Athens, Ga. – The University of Georgia always has held a special place in the hearts of Lois Shortt and her late husband, Bill. They met at UGA in 1945 and married two years year later.
Six decades later, the couple showed just how special UGA is to them by giving a $1 million gift to the university to create the William J. and Lois J. Shortt Graduate Fellowship in the College of Education’s department of kinesiology. The fund will support up to five graduate students each year.

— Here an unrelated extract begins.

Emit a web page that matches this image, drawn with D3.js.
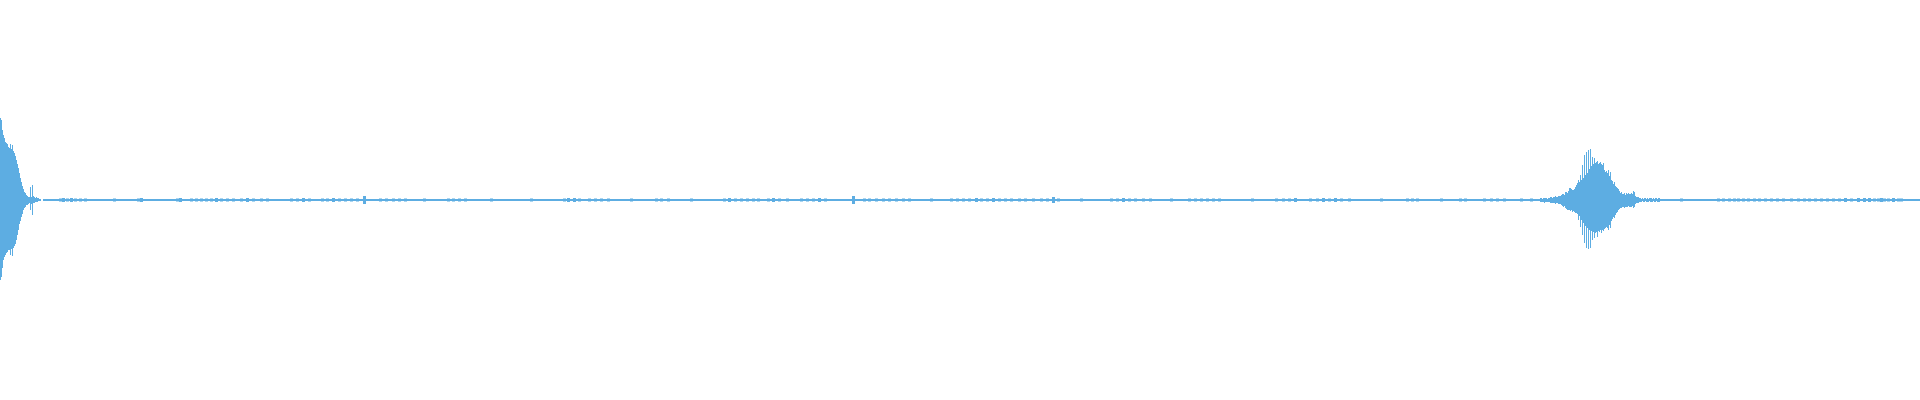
<!DOCTYPE html>
<html>
<head>
<meta charset="utf-8">
<script src="https://cdn.jsdelivr.net/npm/d3@7"></script>
<style>
html,body{margin:0;padding:0;background:#fff;overflow:hidden}
svg{display:block}
</style>
</head>
<body>
<svg id="chart" width="1920" height="400"></svg>
<script>
// Waveform: per-column peak amplitudes (in px units, positive = up / down)
const leftStart = 0;
const leftTop = [82,80,70,65,62,58,57,56,53,52,56,51,55,49,47,44,40,36,32,27,22,18,14,11,8,7,5,4,3,3,13,3,15,4,3,2,3,2,2,1,1];
const leftBottom = [80,77,68,60,57,55,53,52,50,50,55,49,56,48,46,44,40,35,30,24,21,17,14,10,8,7,5,5,4,3,10,4,15,3,3,2,2,2,1,1,1];

const rightStart = 1540;
const rightTop = [2,2,1,2,2,2,2,1,2,2, 3,3,2,3, 3,4,3,3,4, 4,4,5, 6,6,5, 8,8,7,9, 12,12,11, 10,10,11, 13,15, 17,20, 18, 25, 20, 35, 22, 45, 25, 48, 27, 50, 31, 51, 34, 43, 36, 42, 37, 38, 39, 36, 37, 38, 36, 35, 37, 30, 28, 29, 27, 30, 24, 28, 20, 19, 16, 18, 14, 13, 12, 11, 9, 7,8,6, 6,7,5,7, 6,7,6,6, 7,6,9, 8, 4,3,3,3,2, 2,1,2,1,2,2,1,2,1,2,2,2,1,2,1,2,2,1,2,2];
const rightBottom = [2,2,2,2,3,2,2,2,2,2, 3,3,3,3, 3,4,3,3,4, 4,4,5, 6,7,6, 8,9,10,10, 10,11,10, 12,11,12, 13,13, 14,20, 16, 27, 20, 35, 23, 43, 26, 48, 28, 49, 30, 48, 31, 40, 32, 38, 33, 32, 37, 31, 32, 30, 33, 30, 31, 29, 28, 27, 28, 30, 25, 28, 21, 19, 17, 18, 15, 13, 12, 10, 9, 8,8,7, 7,8,7,7, 7,6,7,7, 7,6,8, 7, 4,3,3,3,2, 2,2,1,2,2,1,2,2,2,1,2,2,2,1,2,2,1,2,2,2];

// baseline (quiet section) span and its floor amplitude
const baseStart = 43, baseEnd = 1920, baseAmp = 1;

// small noise ticks in the quiet section: [column, amplitude]
const noiseX = [59,62,66,70,74,79,84,113,137,140,176,179,190,195,200,205,210,215,220,226,232,240,246,252,260,266,290,296,302,308,321,326,332,338,344,350,356,363,379,385,392,398,404,423,447,452,458,464,490,530,563,567,573,578,588,594,600,607,630,655,660,667,690,723,728,734,740,746,752,757,767,772,778,786,800,806,812,818,824,852,863,868,875,882,888,895,902,908,930,950,956,962,968,975,980,986,992,998,1004,1010,1018,1024,1032,1040,1046,1052,1057,1080,1110,1116,1122,1128,1134,1142,1149,1170,1188,1194,1200,1206,1212,1218,1251,1275,1282,1288,1294,1309,1316,1322,1328,1334,1340,1348,1380,1406,1411,1416,1440,1459,1464,1483,1490,1496,1503,1520,1530,1680,1717,1722,1728,1733,1737,1742,1747,1753,1758,1764,1770,1776,1782,1790,1797,1803,1808,1814,1820,1826,1832,1838,1844,1850,1857,1863,1868,1873,1877,1880,1883,1887,1892,1897,1900,1905,1910,1913];
const noiseAmp = [1.5,2,1.5,2,1.5,1.5,1.5,1.5,1.5,2,1.5,2,1.5,1.5,1.5,1.5,1.5,2,1.5,1.5,1.5,1.5,2,1.5,1.5,1.5,1.5,1.5,2,1.5,1.5,1.5,2,1.5,1.5,1.5,1.5,4,1.5,1.5,1.5,1.5,1.5,1.5,1.5,1.5,1.5,1.5,1.5,1.5,1.5,2,2,1.5,1.5,1.5,1.5,1.5,1.5,1.5,1.5,1.5,1.5,1.5,2,1.5,1.5,1.5,1.5,1.5,1.5,2,1.5,1.5,1.5,1.5,1.5,2,1.5,4,1.5,1.5,1.5,1.5,1.5,1.5,1.5,1.5,1.5,1.5,1.5,1.5,1.5,2,1.5,1.5,2,1.5,1.5,1.5,1.5,1.5,1.5,1.5,1.5,3,1.5,1.5,1.5,1.5,2,1.5,1.5,1.5,1.5,1.5,1.5,1.5,1.5,1.5,1.5,1.5,1.5,1.5,1.5,1.5,2,1.5,1.5,2,1.5,2,1.5,1.5,1.5,1.5,1.5,1.5,1.5,1.5,1.5,1.5,1.5,1.5,1.5,1.5,1.5,1.5,1.5,1.5,1.5,1.5,1.5,1.5,1.5,1.5,1.5,1.5,1.5,1.5,1.5,1.5,1.5,1.5,1.5,1.5,1.5,1.5,1.5,1.5,2,1.5,2,2,2,1.5,1.5,2,1.5,1.5,2,1.5,1.5];

const color = "#5dade2";
const W = 1920, H = 400;
const svg = d3.select("#chart");
const x = d3.scaleLinear().domain([0, W]).range([0, W]);
const y = d3.scaleLinear().domain([-200, 200]).range([H, 0]);

const cols = [];
leftTop.forEach((t, i) => cols.push({c: leftStart + i, t, b: leftBottom[i]}));
rightTop.forEach((t, i) => cols.push({c: rightStart + i, t, b: rightBottom[i]}));

const g = svg.append("g").attr("fill", color);

// baseline
g.append("rect")
  .attr("x", x(baseStart)).attr("width", x(baseEnd) - x(baseStart))
  .attr("y", y(baseAmp)).attr("height", y(-baseAmp) - y(baseAmp));

// noise ticks
g.selectAll("rect.noise").data(noiseX.map((c, i) => ({c, a: noiseAmp[i]})))
  .join("rect").attr("class", "noise")
  .attr("x", d => x(d.c)).attr("width", 3)
  .attr("y", d => y(d.a)).attr("height", d => y(-d.a) - y(d.a));

// burst columns
g.selectAll("rect.col").data(cols)
  .join("rect").attr("class", "col")
  .attr("shape-rendering", "crispEdges")
  .attr("x", d => x(d.c)).attr("width", x(1) - x(0))
  .attr("y", d => y(d.t)).attr("height", d => y(-d.b) - y(d.t));
</script>
</body>
</html>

“The gift from the Shortts to support a graduate fellowship will help us to recruit the very best students to study and do research with our faculty,” said Kirk Cureton, head of the department of kinesiology.”This type of support provides the margin of difference in developing an outstanding department known for its innovative contributions and leadership in the field of kinesiology. The faculty are extremely appreciative of the generosity of the Shortts and their support of the department.”
The couple met when Lois was a senior majoring in physical education and Bill had just returned home from military service in World War II. They married two years later and eventually made their home in Cornelia.
After graduating with a degree in business administration, Bill began his career with Athens Manufacturing Co., which was later purchased by Chicopee Manufacturing Co., a subsidiary of Johnson & Johnson. Bill spent the next 43 years working his way up in one of the world’s largest consumer health companies.
Bill, who passed away in April at the age of 85, and Lois have been long-time donors to UGA and had planned for more than 40 years to give to UGA through their wills. Due to Lois’ positive experiences as a student, she and Bill chose to make this generous gift to her home department, which is now part of the department of kinesiology.
“Being a P.E. major was not run-of-the-mill for girls at that time,” said Lois. “My classes were in the basement of the old P.E. building. I would have thought I had died and gone to heaven if I had the Ramsey Center to go to. It is amazing.”
Good nutrition and fitness have been lifelong priorities for Lois. At the age of 84, she maintains an active lifestyle and exercises every day. Until recently, she walked three miles a day. She also taught a free, senior citizens’ class through her church for 10 years that focused on exercising the whole body.
As Lois flips through a scrapbook chronicling their 63-year marriage, she smiles with pride at the numerous newspaper clippings announcing Bill’s promotions and church and civic leadership positions.
The couple raised two children, Sid and Sylvia, and traveled extensively, visiting every continent. However, Lois still found time to teach English classes and was recruited to create Habersham County Schools’ first elementary physical education program.
In her youth, Lois played sports and became one of the few female physical education majors at UGA in the 1940s. Arriving in Athens at the age of 16, the college freshman had to learn to teach every sport, including tumbling, horseshoes and tennis.
Mary Ella Lunday Soule, who served as head of the department of physical education for women at UGA from 1925-1960, was her inspiration.
“We never wanted to leave Ms. Soule,” she said. “She would talk with us and ask about our aspirations in life.”
Now, Bill and Lois can add to Soule’s legacy of promoting health and fitness to Georgians by funding the preparation of future physical education teachers at UGA.